2.2 The MSc Thesis Proposal Development & Content

The MSc Thesis Proposal is developed by the student in consultation with, and under the guidance of, the thesis supervisor and the supervisory committee in a series of iterative steps.  Normally the committee first meets to discuss the thesis project generally, after which, drafts of the proposal are submitted to the supervisor and committee for feedback and revision.
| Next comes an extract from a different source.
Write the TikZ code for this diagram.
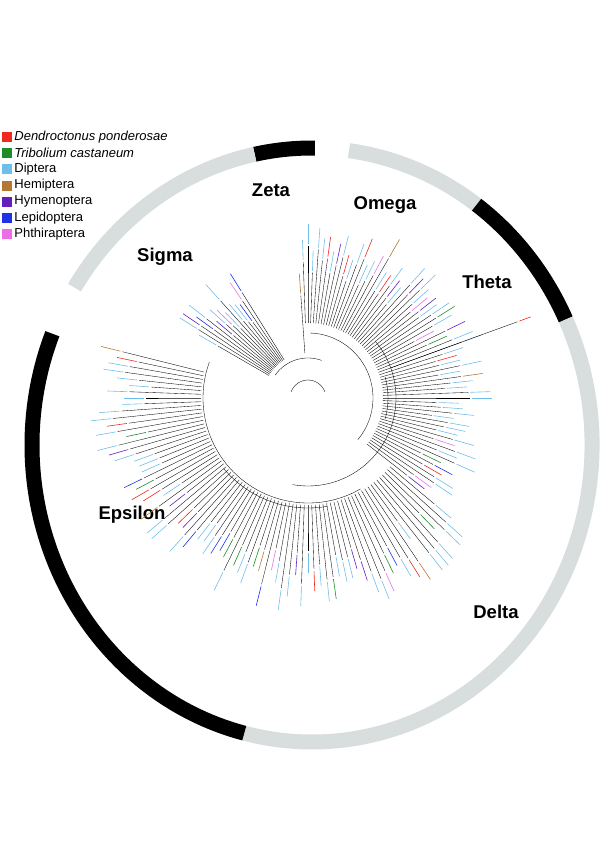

The MSc Thesis proposal is usually 20-30 pages in length, double spaced, excluding references and the work plan.  The proposal should contain the following elements:

  • Title: The thesis title should give a clear indication of the topic being studied.
  • The Problem: The proposal should contain a description of the study problem which includes specification of the study question(s), justification for their selection in relation to previous research and to the literature, and the potential relevance of the thesis findings.
  • Theoretical Framework and Background Information: Following a concise and critical review of the theoretical and research literatures, the proposal should discuss the major theoretical premises and the salient concepts which underlie the problem or question(s).  The proposal should then outline a framework, based on literature, for analyzing the problem and question(s).
  • Design and Methods (some aspects may vary depending on the nature of the study): The type of research design should be clearly explained (e.g., survey, archival, descriptive, interpretive, experimental) as should the reasons for selecting it, including its merits and limitations.  The questions and/or hypotheses for the thesis are formulated clearly and in such a way that all the study variables and their anticipated relationships are specified. The proposal should offer operational definitions of each of the study variables. Sampling procedures should be clearly outlined, including theoretical and practical reasons for selecting the population or date base from which the sample is to be drawn.  Sample size, or details of any data base, should be included.Data collection methods should be described in detail as should their relationship to the theoretical and conceptual issues associated with the thesis project.  Interview schedules, procedures for analysis of data bases, coding methods, coding methods, recording methods, instruments, or any other proposed data collection techniques must be included.
  • Data Analysis: The methods of analyses appropriate for the study design should be fully described and justified, including their strengths and weaknesses.  The proposal should be clear about any conceptual or theoretical issues relating to the analysis of the data.
  • Work Plan: The proposal should include a detailed work plan, with estimates of time needed to complete each phase of the proposed research. Alternatives should be outlined for those elements of the work plan which may prove problematic.